Do not allow your children to participate in inclusive 'holiday' celebrations at school. Tell the school authorities that you are offended by the secular profanation of your religious holiday and that you wish your children to be excused. (Take them out for a family treat instead.) And complain that the use of a "Christian religious figure" (i.e. Santa Claus) in their parties is a violation of the first amendment.

Do not take kids to non-religious seasonal shows. Or, if they must see The Nutcracker or Mr. Magorum's Wonder Emporium, at least make an effort to take them to one or two religious performances. If enough people express an interest in nativity plays, entrepreneurs will fall over themselves in their rush to fill that need. By way of example, the recently made Nativity Story has been shown several times this month on HBO.

Do not emphasize a Christmas tree. Combine or even replace it with a nativity scene.
Do not send non-religious Christmas cards. Send cards that mention the nativity and Christ, however briefly. As the sole exception, send Hanukkah cards to your Jewish friends, who are fellow victims in the war against religious holidays.

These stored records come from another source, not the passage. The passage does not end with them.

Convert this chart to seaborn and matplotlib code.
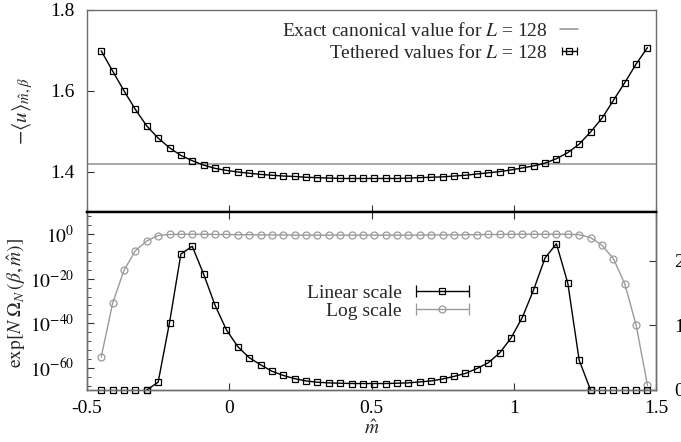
import numpy as np
import matplotlib
matplotlib.use("Agg")
import matplotlib.pyplot as plt
import seaborn as sns
from matplotlib.lines import Line2D
from matplotlib.container import ErrorbarContainer
from matplotlib.legend_handler import HandlerErrorbar
from matplotlib.ticker import FixedLocator, NullFormatter

# magnetisation grid (m hat)
m_hat = [-0.45, -0.41, -0.37, -0.33, -0.29, -0.25, -0.21, -0.17, -0.13, -0.09,
         -0.05, -0.01, 0.03, 0.07, 0.11, 0.15, 0.19, 0.23, 0.27, 0.31,
         0.35, 0.39, 0.43, 0.47, 0.51, 0.55, 0.59, 0.63, 0.67, 0.71,
         0.75, 0.79, 0.83, 0.87, 0.91, 0.95, 0.99, 1.03, 1.07, 1.11,
         1.15, 1.19, 1.23, 1.27, 1.31, 1.35, 1.39, 1.43, 1.47]

# top panel: -<u> tethered values and exact canonical value
u_tethered = [1.699, 1.649, 1.600, 1.554, 1.513, 1.483, 1.459, 1.440, 1.427, 1.416,
              1.408, 1.403, 1.399, 1.396, 1.393, 1.391, 1.389, 1.388, 1.386, 1.385,
              1.384, 1.383, 1.383, 1.383, 1.383, 1.383, 1.383, 1.384, 1.385, 1.386,
              1.387, 1.389, 1.391, 1.394, 1.397, 1.400, 1.404, 1.409, 1.414, 1.421,
              1.432, 1.447, 1.468, 1.498, 1.532, 1.576, 1.620, 1.666, 1.707]
u_canonical = 1.42

# bottom panel: exp[N Omega_N] on linear scale (right axis)
omega_linear = [0.0, 0.0, 0.0, 0.0, 0.0, 0.12, 1.04, 2.10, 2.22, 1.79,
                1.31, 0.93, 0.67, 0.50, 0.39, 0.29, 0.225, 0.175, 0.14, 0.12,
                0.11, 0.105, 0.10, 0.10, 0.10, 0.10, 0.105, 0.11, 0.125, 0.14,
                0.17, 0.21, 0.256, 0.33, 0.42, 0.57, 0.80, 1.12, 1.55, 2.04,
                2.26, 1.65, 0.46, 0.0, 0.0, 0.0, 0.0, 0.0, 0.0]

# bottom panel: exp[N Omega_N] on log scale (left axis), as log10
omega_log10 = [-55.2, -31.0, -16.2, -7.4, -3.0, -0.6, -0.1, 0.0, 0.0, 0.0,
               -0.1, -0.1, -0.2, -0.2, -0.3, -0.3, -0.3, -0.4, -0.4, -0.4,
               -0.4, -0.4, -0.4, -0.4, -0.4, -0.4, -0.4, -0.4, -0.4, -0.3,
               -0.3, -0.3, -0.2, -0.2, -0.1, -0.1, 0.0, 0.0, 0.0, 0.0,
               0.0, 0.0, -0.2, -1.5, -4.9, -10.9, -22.2, -40.7, -67.9]

sns.set_style("ticks")
plt.rcParams['font.family'] = ['Liberation Serif', 'DejaVu Serif']
plt.rcParams['mathtext.fontset'] = 'stix'
plt.rcParams['font.size'] = 14
plt.rcParams['axes.unicode_minus'] = False

gray = '#9a9a9a'
frame = '#6e6e6e'

fig = plt.figure(figsize=(6.81, 4.42), dpi=100)
ax_top = fig.add_axes([87 / 681, (442 - 212) / 442, 569 / 681, 202 / 442])
ax_bot = fig.add_axes([87 / 681, (442 - 390) / 442, 569 / 681, 178 / 442])
ax_lin = ax_bot.twinx()

# ---- top panel
ax_top.axhline(u_canonical, color=gray, lw=1.2)
sns.lineplot(x=m_hat, y=u_tethered, ax=ax_top, color='black', lw=1.0,
             marker='s', markersize=5, markerfacecolor='none',
             markeredgecolor='black', markeredgewidth=0.9)
ax_top.set_xlim(-0.5, 1.5)
ax_top.set_ylim(1.3, 1.8)
ax_top.set_yticks([1.4, 1.6, 1.8])
ax_top.set_yticklabels(['1.4', '1.6', '1.8'])
ax_top.set_xticks([-0.5, 0, 0.5, 1, 1.5])
ax_top.tick_params(direction='in', length=5, labelbottom=False, pad=9, colors='#333333',
                   labelcolor='black')
ax_top.set_ylabel(r'$-\langle u\rangle_{\hat{m},\beta}$', fontsize=15)
ax_top.yaxis.set_label_coords(-0.092, 0.5)

h_exact = Line2D([], [], color=gray, lw=1.2)
h_teth = ax_top.errorbar([np.nan], [np.nan], xerr=[0.1], fmt='s', color='black',
                         mfc='none', ms=5, mew=0.9, capsize=3, elinewidth=1)
ax_top.legend([h_exact, h_teth],
              ['Exact canonical value for $L$ = 128', 'Tethered values for $L$ = 128'],
              handler_map={ErrorbarContainer: HandlerErrorbar(xerr_size=0.38)},
              loc='upper right', bbox_to_anchor=(0.88, 0.99), frameon=False,
              markerfirst=False, handlelength=0.9, handletextpad=0.65, borderpad=0,
              labelspacing=0.2, fontsize=14)

# ---- bottom panel, log scale (left)
ax_bot.set_yscale('log')
omega_log = 10.0 ** np.array(omega_log10)
sns.lineplot(x=m_hat, y=omega_log, ax=ax_bot, color=gray, lw=1.0,
             marker='o', markersize=5, markerfacecolor='none',
             markeredgecolor=gray, markeredgewidth=0.9, clip_on=False)
ax_bot.set_xlim(-0.5, 1.5)
ax_bot.set_ylim(1e-70, 1e10)
ax_bot.yaxis.set_major_locator(FixedLocator([1e-60, 1e-40, 1e-20, 1e0]))
ax_bot.set_yticklabels([r'$10^{-60}$', r'$10^{-40}$', r'$10^{-20}$', r'$10^{0}$'])
minor = [10.0 ** e for e in range(-68, 10, 4) if e % 20 != 0]
ax_bot.yaxis.set_minor_locator(FixedLocator(minor))
ax_bot.yaxis.set_minor_formatter(NullFormatter())
ax_bot.set_xticks([-0.5, 0, 0.5, 1, 1.5])
ax_bot.set_xticklabels(['-0.5', '0', '0.5', '1', '1.5'])
ax_bot.tick_params(axis='both', which='major', direction='in', length=5, pad=9,
                   top=True, right=False, colors='#333333', labelcolor='black')
ax_bot.tick_params(axis='x', which='major', pad=7)
ax_bot.tick_params(axis='y', which='minor', direction='in', length=3, right=False,
                   colors='#333333')
ax_bot.set_ylabel(r'$\exp[N\;\Omega_N\,(\beta,\hat{m})]$', fontsize=14)
ax_bot.yaxis.set_label_coords(-0.104, 0.49)
ax_bot.set_xlabel(r'$\hat{m}$', fontsize=14)
ax_bot.xaxis.set_label_coords(0.5, -0.165)

# ---- bottom panel, linear scale (right)
x_arr = np.array(m_hat)
lin_arr = np.array(omega_linear)
sns.lineplot(x=x_arr[4:44], y=lin_arr[4:44], ax=ax_lin, color='black', lw=1.0,
             marker='s', markersize=5, markerfacecolor='none',
             markeredgecolor='black', markeredgewidth=0.9, clip_on=False)
wings = np.r_[0:5, 43:49]
sns.lineplot(x=x_arr[wings], y=lin_arr[wings], ax=ax_lin, color='black',
             linestyle='none', marker='s', markersize=5, markerfacecolor='none',
             markeredgecolor='black', markeredgewidth=0.9, clip_on=False)
ax_lin.set_ylim(0, 2.75)
ax_lin.set_yticks([0, 1, 2])
ax_lin.set_yticklabels(['0', '1', '2'])
ax_lin.set_ylabel('')
ax_lin.tick_params(axis='y', direction='in', length=5, pad=13, colors='#333333',
                   labelcolor='black')

h_lin = ax_lin.errorbar([np.nan], [np.nan], xerr=[0.1], fmt='s', color='black',
                        mfc='none', ms=5, mew=0.9, capsize=4, elinewidth=1)
h_log = ax_lin.errorbar([np.nan], [np.nan], xerr=[0.1], fmt='o', color=gray,
                        mfc='none', ms=5, mew=0.9, capsize=4, elinewidth=1)
ax_lin.legend([h_lin, h_log], ['Linear scale', 'Log scale'],
              handler_map={ErrorbarContainer: HandlerErrorbar(xerr_size=1.38)},
              loc='upper right', bbox_to_anchor=(0.689, 0.65), frameon=False,
              markerfirst=False, handlelength=2.77, handletextpad=0.7, borderpad=0,
              labelspacing=0.05, fontsize=14)

for ax in (ax_top, ax_bot, ax_lin):
    for side in ('left', 'right', 'top', 'bottom'):
        ax.spines[side].set_color(frame)
        ax.spines[side].set_linewidth(1.0)
ax_top.spines['bottom'].set_color('black')
ax_top.spines['bottom'].set_linewidth(1.6)
ax_bot.spines['top'].set_color('black')
ax_bot.spines['top'].set_linewidth(1.6)
ax_lin.spines['top'].set_color('black')
ax_lin.spines['top'].set_linewidth(1.6)

fig.savefig('out.png', dpi=100)
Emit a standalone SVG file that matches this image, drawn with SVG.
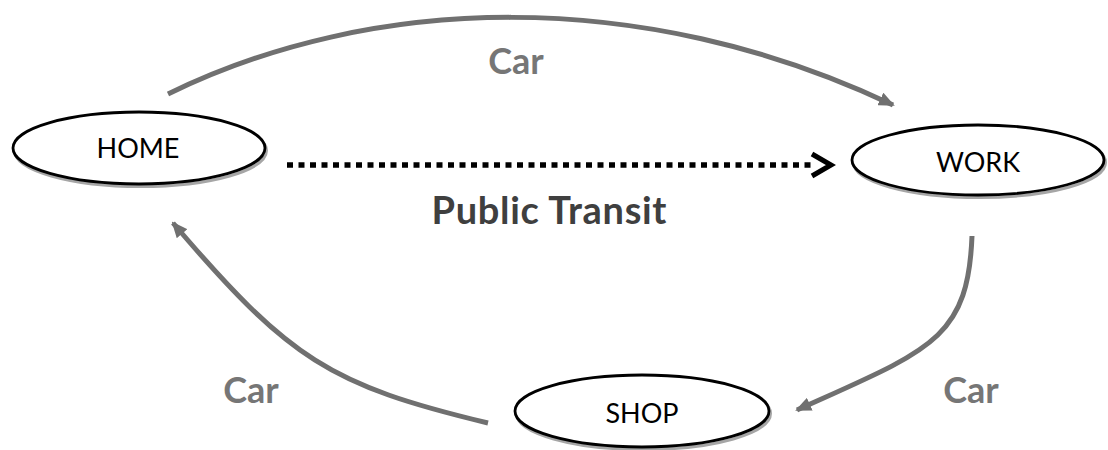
<svg xmlns="http://www.w3.org/2000/svg" width="1108" height="450" viewBox="0 0 1108 450">
  <style>
    .node-shadow { fill: none; stroke: #a6a6a6; stroke-width: 3; }
    .node-body { fill: #ffffff; stroke: #000000; stroke-width: 2.8; }
    .node-label { font-family: Lato, "Open Sans", sans-serif; font-size: 27px; fill: #000000; text-anchor: middle; }
    .car-route { fill: none; stroke: #707070; stroke-width: 5; }
    .transit-route { fill: none; stroke: #000000; stroke-width: 5.5; stroke-dasharray: 6 5.5; }
    .edge-label { font-family: Lato, "Open Sans", sans-serif; font-weight: bold; text-anchor: middle; }
    .car-label { font-size: 36px; fill: #767676; }
    .transit-label { font-size: 38px; fill: #3f3f3f; }
  </style>
  <defs>
    <marker id="grayHead" viewBox="0 0 16 14" refX="14" refY="7" markerWidth="16" markerHeight="14" markerUnits="userSpaceOnUse" orient="auto">
      <path d="M0,0 L16,7 L0,14 Z" fill="#707070"/>
    </marker>
  </defs>

  <!-- connectors -->
  <g id="connectors">
    <path class="car-route" d="M168,94 C370,-5 640,-15 893,105" marker-end="url(#grayHead)"/>
    <path class="car-route" d="M972,236 C968,340 930,350 797,410" marker-end="url(#grayHead)"/>
    <path class="car-route" d="M488,423 C330,385 290,360 173,223" marker-end="url(#grayHead)"/>
    <line class="transit-route" x1="287" y1="165" x2="812" y2="165"/>
    <polyline points="812,154 831,165 812,176" fill="none" stroke="#000000" stroke-width="5" stroke-linejoin="miter"/>
    <text class="edge-label car-label" x="516" y="74">Car</text>
    <text class="edge-label transit-label" x="549" y="224" textLength="235" lengthAdjust="spacing">Public Transit</text>
    <text class="edge-label car-label" x="251" y="403">Car</text>
    <text class="edge-label car-label" x="971" y="403">Car</text>
  </g>

  <!-- nodes -->
  <g id="home">
    <ellipse class="node-shadow" cx="140.5" cy="150.5" rx="126" ry="36"/>
    <ellipse class="node-body" cx="139" cy="148" rx="126" ry="36"/>
    <text class="node-label" x="138" y="158">HOME</text>
  </g>
  <g id="work">
    <ellipse class="node-shadow" cx="979.5" cy="162.5" rx="126" ry="35"/>
    <ellipse class="node-body" cx="978" cy="160" rx="126" ry="35"/>
    <text class="node-label" x="978" y="172">WORK</text>
  </g>
  <g id="shop">
    <ellipse class="node-shadow" cx="643.5" cy="413.5" rx="127" ry="36"/>
    <ellipse class="node-body" cx="642" cy="411" rx="127" ry="36"/>
    <text class="node-label" x="642" y="423">SHOP</text>
  </g>
</svg>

Do not buy any Christmas gifts. If possible, avoid all purchases before Christmas and then take advantage of the after-Christmas sales to buy Epiphany presents. Take particular pains to shun the stores that avoid the use of the word "Christmas" in their promotions---and let them know why you are doing so.. If a ten percent drop in holiday receipts is enough to frighten merchandisers , think what a boycott of all practicing Christians could accomplish.

Finally, replace all of these abstentions with religious practices. Devote as much tine and money as you can to the charities that help the poor at Christmas time; these activities are the last vestige of true Christian spirit in the 'holidays'. Within your own family, revive the old customs of Advent calendars and candles. Make a ceremony of putting the infant Jesus in your crib on Christmas Eve and singing carols. And go to church together.

By taking these steps, we can rescue the sacredness and peace of Christmas for ourselves and our families and be rescued from the turmoil, fatigue, and expense of the frantic 'holidays'.

After Christmas. it will be our turn to celebrate. On Epiphany (January 6), we can ceremonially add the Magi to our nativity scenes and then (to the envy of the neighborhood children) distribute presents to our children.

Some of you may think that the measures I've proposed are extreme and divisive. I would answer that they are no more extreme than the measures others have taken to deprive Christians of the right to publicly express their christianity. By now, we should have learned that we must fight for our rights or lose them. The question really is: do we believe and cherish our beliefs strongly enough to fight for them?